I think this is general admirable in theory, at least broad strokes, but way way harder than you anticipate. The last project I worked on alone I was trying to copy c elegans chemotaxis with a biological neuron model and then have it remember where food was from a previous run and steer in that direction even if there was no food anywhere in its virtual arena, something real c elegans has been observed doing. Even the first part was not a huge success and because of that I put an indefinte pause on the second part. I would love to see you carry on the project or something similar, maybe you will have more success especially if you abstract more. I’m happy to share code and talk more if you’re interested. But at this time, it is my impression that we just don’t understand individual neurons, synaptic weight, or learning rules well enough to take a good pass at it.
Very interesting, thank you for letting me know. I kind of expected that this is where we are right now, I am still catching up with the literature.
So even though we have the complete C. elegans connectome, this is not enough? (As you said, we don’t understand individual neurons, synaptic weight, or learning rules well enough.) A quick search seems to show that the relevant sensorimotor circuits have been studied before. Is it not possible to model these directly?
https://pmc.ncbi.nlm.nih.gov/articles/PMC4082684/
If not, perhaps starting with an organism that is even simpler than C. elegans would help.
To my knowledge, the most recent c. elegans model was all the way back in 2009
it is this PhD thesis which I admit I have not read in its entirety.
I found on the OpenWorm history page which is looking rather sparse unfortunately.
I was trying to go through everything they have, but again, was very disillusioned after trying to fully replicate + expand this paper on chemotaxis. You can read more about what I did here on my personal site. It’s pretty lengthy so the TL;DR is that I tried to convert his highly idealized model back into explicit neuron models and it just didn’t really work. Explicitly modeling c elegans in any capacity would be a great project because there is so much published, you can copy others and fill in details or abstract as you wish. There is even an OpenWorm slack but I don’t remember how to join + it’s relatively inactive.
That is more than enough stuff to keep you busy but if you want to hear me complain about learning rules read on.

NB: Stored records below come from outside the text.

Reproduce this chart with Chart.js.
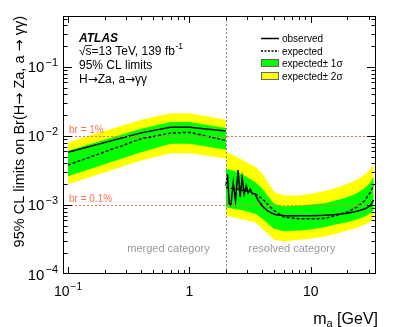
<!DOCTYPE html>
<html>
<head>
<meta charset="utf-8">
<script src="https://cdn.jsdelivr.net/npm/chart.js@4"></script>
<style>
  html, body { margin: 0; padding: 0; background: #fff; }
  canvas { display: block; }
</style>
</head>
<body>
<canvas id="limitChart" width="396" height="327"></canvas>
<script>
// DATA
const massMerged = [0.1, 0.4, 0.7, 1.0, 2.0];
const obsMerged = [0.0058, 0.0111, 0.0134, 0.0134, 0.0118];
const expMerged = [0.0038, 0.0091, 0.0110, 0.0113, 0.0086];
const plus1Merged = [0.0061, 0.0127, 0.0159, 0.0159, 0.0131];
const minus1Merged = [0.0026, 0.0058, 0.0077, 0.0077, 0.0063];
const plus2Merged = [0.0081, 0.0172, 0.0214, 0.0214, 0.0172];
const minus2Merged = [0.0020, 0.0044, 0.0056, 0.0056, 0.0047];

const massResolved = [2.0, 2.3, 2.6, 3.0, 3.5, 4.0, 4.5, 5.0, 6.0, 8.0, 10, 13, 16, 20, 24, 28, 31, 33];
const expResolved = [0.00181, 0.00173, 0.00166, 0.00159, 0.00145, 0.00123, 0.00098, 0.00083, 0.00067, 0.00063, 0.00063, 0.00064, 0.00070, 0.00079, 0.00093, 0.00116, 0.00154, 0.00192];
const plus1Resolved = [0.00334, 0.00316, 0.00289, 0.00253, 0.00214, 0.00172, 0.00130, 0.00104, 0.00095, 0.00098, 0.00102, 0.00106, 0.00116, 0.00130, 0.00148, 0.00177, 0.00214, 0.00259];
const minus1Resolved = [0.00093, 0.00088, 0.00085, 0.000805, 0.000745, 0.00063, 0.000522, 0.000452, 0.000418, 0.000427, 0.000442, 0.000477, 0.000522, 0.000564, 0.000616, 0.000681, 0.000761, 0.000832];
const plus2Resolved = [0.00600, 0.00530, 0.00470, 0.00409, 0.00354, 0.00283, 0.00203, 0.00154, 0.00137, 0.00137, 0.00145, 0.00159, 0.00177, 0.00203, 0.00232, 0.00277, 0.00334, 0.00404];
const minus2Resolved = [0.000705, 0.000666, 0.00063, 0.000596, 0.000564, 0.000452, 0.000374, 0.000313, 0.000299, 0.000313, 0.000323, 0.00035, 0.000382, 0.000427, 0.000467, 0.000522, 0.000576, 0.00063];

const massObsResolved = [2.0, 2.06, 2.13, 2.2, 2.3, 2.4, 2.52, 2.62, 2.72, 2.83, 2.94, 3.05, 3.17, 3.3, 3.47, 3.7, 4.07, 4.47, 5.07, 6.1, 8, 10, 13, 16, 20, 24, 28, 31, 33];
const obsResolved = [0.0019, 0.0028, 0.00105, 0.0010, 0.0021, 0.00116, 0.0032, 0.0013, 0.0025, 0.00145, 0.0019, 0.0015, 0.0017, 0.00145, 0.00145, 0.00116, 0.00093, 0.00081, 0.00073, 0.0007, 0.0007, 0.0007, 0.00071, 0.00073, 0.00076, 0.00081, 0.00088, 0.00098, 0.00119];

const brLines = [0.01, 0.001];
const brLabels = ["br = 1%", "br = 0.1%"];
const xMajorTicks = [0.1, 1, 10];
const xTickLabels = [["10", "\u22121"], ["1", ""], ["10", ""]];
const yMajorTicks = [1e-4, 1e-3, 1e-2, 1e-1];
const yTickLabels = [["10", "\u22124"], ["10", "\u22123"], ["10", "\u22122"], ["10", "\u22121"]];
const categoryBoundary = 2.0;

const FONT = "'Liberation Sans', Arial, Helvetica, sans-serif";
const SYM = "'DejaVu Sans', sans-serif";
const YELLOW = "#ffff00";
const GREEN = "#00ff00";
const BR_COLOR = "#ff7050";

function pts(xs, ys) {
  return xs.map((x, i) => ({ x: x, y: ys[i] }));
}

function line(xs, ys, dash) {
  return {
    data: pts(xs, ys),
    borderColor: "#000",
    borderWidth: 1.5,
    borderDash: dash || [],
    pointRadius: 0,
    fill: false,
    tension: 0
  };
}

function band(xs, ys, color, fillTo) {
  return {
    data: pts(xs, ys),
    borderWidth: 0,
    borderColor: "rgba(0,0,0,0)",
    backgroundColor: color,
    pointRadius: 0,
    fill: fillTo,
    tension: 0
  };
}

// first datasets are drawn on top
const datasets = [
  line(massMerged, obsMerged),
  line(massObsResolved, obsResolved),
  line(massMerged, expMerged, [3, 2]),
  line(massResolved, expResolved, [3, 2]),
  band(massMerged, plus1Merged, GREEN, "+1"),
  band(massMerged, minus1Merged, GREEN, false),
  band(massResolved, plus1Resolved, GREEN, "+1"),
  band(massResolved, minus1Resolved, GREEN, false),
  band(massMerged, plus2Merged, YELLOW, "+1"),
  band(massMerged, minus2Merged, YELLOW, false),
  band(massResolved, plus2Resolved, YELLOW, "+1"),
  band(massResolved, minus2Resolved, YELLOW, false)
];

// text made of pieces, arrows taken from a font with wider glyphs
function runs(text, size) {
  const out = [];
  let cur = "";
  for (const ch of text) {
    if (ch === "\u2192") {
      if (cur) out.push([cur, size + "px " + FONT]);
      out.push([ch, size + "px " + SYM]);
      cur = "";
    } else {
      cur += ch;
    }
  }
  if (cur) out.push([cur, size + "px " + FONT]);
  return out;
}

function drawRuns(ctx, parts, x, y, align) {
  let total = 0;
  parts.forEach(p => { ctx.font = p[1]; total += ctx.measureText(p[0]).width; });
  let x0 = x;
  if (align === "right") x0 = x - total;
  if (align === "center") x0 = x - total / 2;
  ctx.textAlign = "left";
  parts.forEach(p => {
    ctx.font = p[1];
    ctx.fillText(p[0], x0, y);
    x0 += ctx.measureText(p[0]).width;
  });
}

function powText(ctx, base, exp, x, y, size, align) {
  ctx.font = size + "px " + FONT;
  const wb = ctx.measureText(base).width;
  const es = Math.round(size * 0.72);
  ctx.font = es + "px " + FONT;
  const we = exp ? ctx.measureText(exp).width + 1 : 0;
  const total = wb + we;
  let x0 = x;
  if (align === "center") x0 = x - total / 2;
  if (align === "right") x0 = x - total;
  ctx.textAlign = "left";
  ctx.textBaseline = "alphabetic";
  ctx.font = size + "px " + FONT;
  ctx.fillText(base, x0, y);
  if (exp) {
    ctx.font = es + "px " + FONT;
    ctx.fillText(exp, x0 + wb + 1, y - size * 0.42);
  }
}

const decorPlugin = {
  id: "decor",
  afterDraw(chart) {
    const ctx = chart.ctx;
    const a = chart.chartArea;
    const xs = chart.scales.x;
    const ys = chart.scales.y;
    ctx.save();

    // reference lines
    ctx.strokeStyle = BR_COLOR;
    ctx.lineWidth = 1.2;
    ctx.setLineDash([2, 2]);
    brLines.forEach((v, i) => {
      const py = Math.round(ys.getPixelForValue(v)) + 0.5;
      ctx.beginPath();
      ctx.moveTo(a.left, py);
      ctx.lineTo(a.right, py);
      ctx.stroke();
      ctx.fillStyle = BR_COLOR;
      ctx.font = "10px " + FONT;
      ctx.textAlign = "left";
      ctx.textBaseline = "alphabetic";
      ctx.fillText(brLabels[i], a.left + 6, py - 3.5);
    });

    // category separator
    ctx.strokeStyle = "#888";
    ctx.lineWidth = 1;
    ctx.setLineDash([2, 2]);
    const bx = Math.round(xs.getPixelForValue(categoryBoundary)) + 0.5;
    ctx.beginPath();
    ctx.moveTo(bx, a.top);
    ctx.lineTo(bx, a.bottom);
    ctx.stroke();
    ctx.setLineDash([]);

    // frame
    ctx.strokeStyle = "#000";
    ctx.lineWidth = 1;
    ctx.strokeRect(a.left + 0.5, a.top + 0.5, a.right - a.left - 1, a.bottom - a.top - 1);

    // ticks (inside, all four sides)
    ctx.beginPath();
    for (let k = -2; k <= 2; k++) {
      for (let j = 1; j <= 9; j++) {
        const v = j * Math.pow(10, k);
        if (v > xs.min && v < xs.max) {
          const px = Math.round(xs.getPixelForValue(v)) + 0.5;
          const len = j === 1 ? 7 : 4;
          ctx.moveTo(px, a.bottom);
          ctx.lineTo(px, a.bottom - len);
          ctx.moveTo(px, a.top);
          ctx.lineTo(px, a.top + len);
        }
      }
    }
    for (let k = -5; k <= 0; k++) {
      for (let j = 1; j <= 9; j++) {
        const v = j * Math.pow(10, k);
        if (v > ys.min * 1.0001 && v < ys.max) {
          const py = Math.round(ys.getPixelForValue(v)) + 0.5;
          const len = j === 1 ? 9 : 4.5;
          ctx.moveTo(a.left, py);
          ctx.lineTo(a.left + len, py);
          ctx.moveTo(a.right, py);
          ctx.lineTo(a.right - len, py);
        }
      }
    }
    ctx.stroke();

    // tick labels
    ctx.fillStyle = "#000";
    xMajorTicks.forEach((v, i) => {
      const px = xs.getPixelForValue(v);
      powText(ctx, xTickLabels[i][0], xTickLabels[i][1], px, 296, 14, "center");
    });
    yMajorTicks.forEach((v, i) => {
      const py = ys.getPixelForValue(v);
      powText(ctx, yTickLabels[i][0], yTickLabels[i][1], 58, py + 5.5, 15, "right");
    });

    // axis titles
    ctx.font = "16px " + FONT;
    ctx.textBaseline = "alphabetic";
    const t1 = " [GeV]";
    const wT1 = ctx.measureText(t1).width;
    const wM = ctx.measureText("m").width;
    ctx.font = "11px " + FONT;
    const wA = ctx.measureText("a").width;
    const xr = 378;
    ctx.font = "16px " + FONT;
    ctx.textAlign = "left";
    ctx.fillText(t1, xr - wT1, 324);
    ctx.font = "11px " + FONT;
    ctx.fillText("a", xr - wT1 - wA, 327);
    ctx.font = "16px " + FONT;
    ctx.fillText("m", xr - wT1 - wA - wM, 324);

    ctx.save();
    ctx.translate(20, 16);
    ctx.rotate(-Math.PI / 2);
    ctx.textBaseline = "middle";
    drawRuns(ctx, runs("95% CL limits on Br(H\u2192 Za, a \u2192 \u03b3\u03b3)", 14.5), 0, 0, "right");
    ctx.restore();

    // ATLAS label block
    ctx.textAlign = "left";
    ctx.textBaseline = "alphabetic";
    ctx.font = "italic bold 12px " + FONT;
    ctx.fillText("ATLAS", 79, 41.5);
    ctx.font = "12px " + FONT;
    const sq = "\u221A";
    ctx.fillText(sq, 79, 54.5);
    const wsq = ctx.measureText(sq).width;
    ctx.fillText("s", 79 + wsq, 54.5);
    const ws = ctx.measureText("s").width;
    ctx.fillRect(79 + wsq - 0.5, 45, ws + 1, 0.8);
    const rest = "=13 TeV, 139 fb";
    ctx.fillText(rest, 79 + wsq + ws, 54.5);
    const wr = ctx.measureText(rest).width;
    ctx.font = "8.5px " + FONT;
    ctx.fillText("-1", 79 + wsq + ws + wr + 0.5, 49);
    ctx.font = "12px " + FONT;
    ctx.fillText("95% CL limits", 79, 68.5);
    drawRuns(ctx, runs("H\u2192Za, a\u2192\u03b3\u03b3", 12), 79, 82.5, "left");

    // legend
    const lx = 261, lw = 18, tx = 282;
    ctx.lineWidth = 1.5;
    ctx.strokeStyle = "#000";
    ctx.beginPath();
    ctx.moveTo(lx, 38.5);
    ctx.lineTo(lx + lw, 38.5);
    ctx.stroke();
    ctx.setLineDash([2, 1.5]);
    ctx.beginPath();
    ctx.moveTo(lx, 51);
    ctx.lineTo(lx + lw, 51);
    ctx.stroke();
    ctx.setLineDash([]);
    ctx.lineWidth = 1;
    ctx.strokeStyle = "#666";
    ctx.fillStyle = GREEN;
    ctx.fillRect(lx, 59, lw, 7);
    ctx.strokeRect(lx + 0.5, 59.5, lw - 1, 7);
    ctx.fillStyle = YELLOW;
    ctx.fillRect(lx, 72, lw, 7);
    ctx.strokeRect(lx + 0.5, 72.5, lw - 1, 7);
    ctx.fillStyle = "#000";
    ctx.font = "10px " + FONT;
    ctx.textAlign = "left";
    ctx.fillText("observed", tx, 41.5);
    ctx.fillText("expected", tx, 54.5);
    ctx.fillText("expected\u00b1 1\u03c3", tx, 66.5);
    ctx.fillText("expected\u00b1 2\u03c3", tx, 79.5);

    // category labels
    ctx.fillStyle = "#999";
    ctx.font = "11px " + FONT;
    ctx.textAlign = "center";
    ctx.fillText("merged category", 168.5, 251.5);
    ctx.fillText("resolved category", 292, 251.5);

    ctx.restore();
  }
};

new Chart(document.getElementById("limitChart"), {
  type: "line",
  data: { datasets: datasets },
  options: {
    responsive: false,
    animation: false,
    events: [],
    layout: { padding: { left: 63, right: 20, top: 16, bottom: 53 } },
    plugins: {
      legend: { display: false },
      tooltip: { enabled: false }
    },
    scales: {
      x: { type: "logarithmic", min: 0.0909, max: 34.5, display: false },
      y: { type: "logarithmic", min: 1e-4, max: 0.548, display: false }
    }
  },
  plugins: [decorPlugin]
});
</script>
</body>
</html>
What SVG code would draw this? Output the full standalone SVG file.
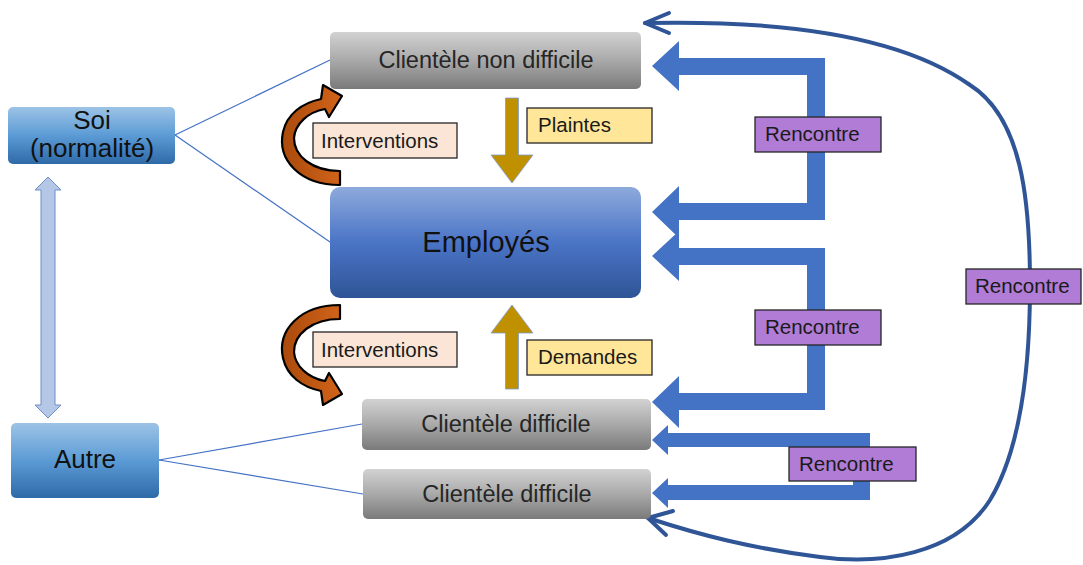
<svg xmlns="http://www.w3.org/2000/svg" width="1083" height="565" viewBox="0 0 1083 565">
  <defs>
    <linearGradient id="gGray" x1="0" y1="0" x2="0" y2="1">
      <stop offset="0" stop-color="#d2d2d2"/>
      <stop offset="0.5" stop-color="#a9a9a9"/>
      <stop offset="1" stop-color="#7a7a7a"/>
    </linearGradient>
    <linearGradient id="gEmp" x1="0" y1="0" x2="0" y2="1">
      <stop offset="0" stop-color="#8eaadc"/>
      <stop offset="0.5" stop-color="#4a74c6"/>
      <stop offset="1" stop-color="#2f5496"/>
    </linearGradient>
    <linearGradient id="gSide" x1="0" y1="0" x2="0" y2="1">
      <stop offset="0" stop-color="#9dc3e6"/>
      <stop offset="0.5" stop-color="#5b9bd5"/>
      <stop offset="1" stop-color="#2e6aa8"/>
    </linearGradient>
    <linearGradient id="gOrange" x1="0" y1="0" x2="1" y2="0">
      <stop offset="0" stop-color="#a94a0c"/>
      <stop offset="1" stop-color="#d2641a"/>
    </linearGradient>
    <path id="curvArrow" d="M340 185 C300 185 277 160 283 132 C287 114 302 103 321 99 L323 85 L342 96 L329 117 L325 109 C308 112 295 124 294 138 C294 156 312 171 340 171 Z"/>
  </defs>
  <style>
    .t { font-family: "Liberation Sans", Arial, sans-serif; }
    .gray { fill: url(#gGray); }
    .gtxt { font-size: 23.5px; fill: #262626; text-anchor: middle; }
    .lbl { stroke: #262626; stroke-width: 1.3; }
    .ltxt { font-size: 20.5px; fill: #1a1a1a; }
    .ren { fill: #b07cd6; }
    .link { stroke: #4472c4; stroke-width: 1.2; fill: none; }
    .blk { fill: #4472c4; }
    .gold { fill: #bf9000; stroke: #7f9ccf; stroke-width: 0.8; }
    .curv { fill: url(#gOrange); stroke: #000; stroke-width: 2.2; stroke-linejoin: round; }
    .big { fill: none; stroke: #2f5597; stroke-width: 4; stroke-linecap: round; stroke-linejoin: round; }
  </style>

  <g id="connectors">
    <line class="link" x1="175" y1="135" x2="330" y2="60"/>
    <line class="link" x1="175" y1="135" x2="330" y2="242"/>
    <line class="link" x1="159" y1="460" x2="362" y2="424"/>
    <line class="link" x1="159" y1="460" x2="363" y2="494"/>
    <polygon points="41,190 35,190 48,177 61,190 55,190 55,405 61,405 48,418 35,405 41,405" fill="#b4c7e7" stroke="#6f8fc9" stroke-width="1"/>
    <polygon class="gold" points="505.5,98 518.5,98 518.5,155 533,155 512,183 491,155 505.5,155"/>
    <polygon class="gold" points="505.5,389 518.5,389 518.5,333 533,333 512,305 491,333 505.5,333"/>
    <use href="#curvArrow" class="curv"/>
    <use href="#curvArrow" class="curv" transform="translate(0,490) scale(1,-1)"/>
    <polygon class="blk" points="652,66 679,41 679,58 825,58 825,220 679,220 679,238 652,212 679,186 679,203 807,203 807,75 679,75 679,91"/>
    <polygon class="blk" points="652,256 679,231 679,248 825,248 825,410 679,410 679,428 652,402 679,376 679,393 807,393 807,265 679,265 679,281"/>
    <polygon class="blk" points="652,440 668,425 668,433 870,433 870,500 668,500 668,508 652,493 668,478 668,485 853,485 853,447 668,447 668,455"/>
    <path class="big" d="M645 23 C780 20 900 35 970 85 C1022 118 1030 200 1030 285 C1030 370 1020 450 990 500 C955 555 880 565 820 557 C750 548 700 535 648 518"/>
    <polyline class="big" points="669,13 645,23 669,33"/>
    <polyline class="big" points="673,511 648,518 666,535"/>
  </g>

  <g id="soi">
    <rect x="8" y="107" width="167" height="57" rx="5" fill="url(#gSide)"/>
    <text class="t" x="92" y="129" font-size="26" fill="#111" text-anchor="middle">Soi</text>
    <text class="t" x="92" y="157" font-size="26" fill="#111" text-anchor="middle">(normalité)</text>
  </g>
  <g id="autre">
    <rect x="11" y="423" width="148" height="75" rx="5" fill="url(#gSide)"/>
    <text class="t" x="85" y="468" font-size="26" fill="#111" text-anchor="middle">Autre</text>
  </g>
  <g id="clientele-non-difficile">
    <rect class="gray" x="330" y="32" width="311" height="57" rx="5"/>
    <text class="t gtxt" x="486" y="68">Clientèle non difficile</text>
  </g>
  <g id="employes">
    <rect x="330" y="187" width="311" height="111" rx="10" fill="url(#gEmp)"/>
    <text class="t" x="486" y="252" font-size="29" fill="#111" text-anchor="middle">Employés</text>
  </g>
  <g id="clientele-difficile-1">
    <rect class="gray" x="362" y="399" width="289" height="51" rx="5"/>
    <text class="t gtxt" x="506" y="432">Clientèle difficile</text>
  </g>
  <g id="clientele-difficile-2">
    <rect class="gray" x="363" y="469" width="288" height="50" rx="5"/>
    <text class="t gtxt" x="507" y="502">Clientèle difficile</text>
  </g>

  <g id="label-interventions-1">
    <rect class="lbl" x="313" y="123" width="144" height="35" fill="#fbe5d6"/>
    <text class="t ltxt" x="321" y="148">Interventions</text>
  </g>
  <g id="label-interventions-2">
    <rect class="lbl" x="313" y="332" width="144" height="35" fill="#fbe5d6"/>
    <text class="t ltxt" x="321" y="357">Interventions</text>
  </g>
  <g id="label-plaintes">
    <rect class="lbl" x="527" y="108" width="125" height="35" fill="#ffe699"/>
    <text class="t ltxt" x="538" y="132">Plaintes</text>
  </g>
  <g id="label-demandes">
    <rect class="lbl" x="527" y="340" width="125" height="35" fill="#ffe699"/>
    <text class="t ltxt" x="538" y="364">Demandes</text>
  </g>
  <g id="label-rencontre-1">
    <rect class="lbl ren" x="755" y="117" width="126" height="35"/>
    <text class="t ltxt" x="765" y="141">Rencontre</text>
  </g>
  <g id="label-rencontre-2">
    <rect class="lbl ren" x="755" y="310" width="126" height="35"/>
    <text class="t ltxt" x="765" y="334">Rencontre</text>
  </g>
  <g id="label-rencontre-3">
    <rect class="lbl ren" x="789" y="447" width="127" height="34"/>
    <text class="t ltxt" x="799" y="471">Rencontre</text>
  </g>
  <g id="label-rencontre-4">
    <rect class="lbl ren" x="966" y="269" width="115" height="35"/>
    <text class="t ltxt" x="975" y="293">Rencontre</text>
  </g>
</svg>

I am really frustrated with learning rules for a couple reasons. The biggest one is that researchers just don’t seem to have very much follow through on the obvious next steps. either that or I’m really bad at finding/reading papers. In any case, what I would love to work on/read about a learning algorithm that
Uses only local information + maybe some global reward function (as in, it can’t be some complicated error minimizer like backpropagation, people generally call this biologically plausible)
Has experimental evidence that real neurons really learn like this
Can do well on one shot learning tasks (fear/avoidance can be learned from single negative stimuli even in really simple animals)
Performs well on general learning, as an example, I tried to recreate tuning curves with LIF neurons using the BCM rule + homeostasis, it was really easy to get a population of neurons to respond differently to horizontal vs vertical sine waves but if those sine waves had a phase shift it basically completely failed.
Work with deep/complex recurrent architecture
From what I can tell, many papers address one or two of these but fail to capture everything. Maybe I’m being too greedy, but I feel like this list is pretty sensible for a minimum of whatever learning algorithms are at play in the brain.
I am going to work on the project I outline here but I would genuinely love to help you even if it’s just bouncing ideas off me. Be warned, I also am not formally trained in a lot of neuroscience so take everything I say with a heap of salt.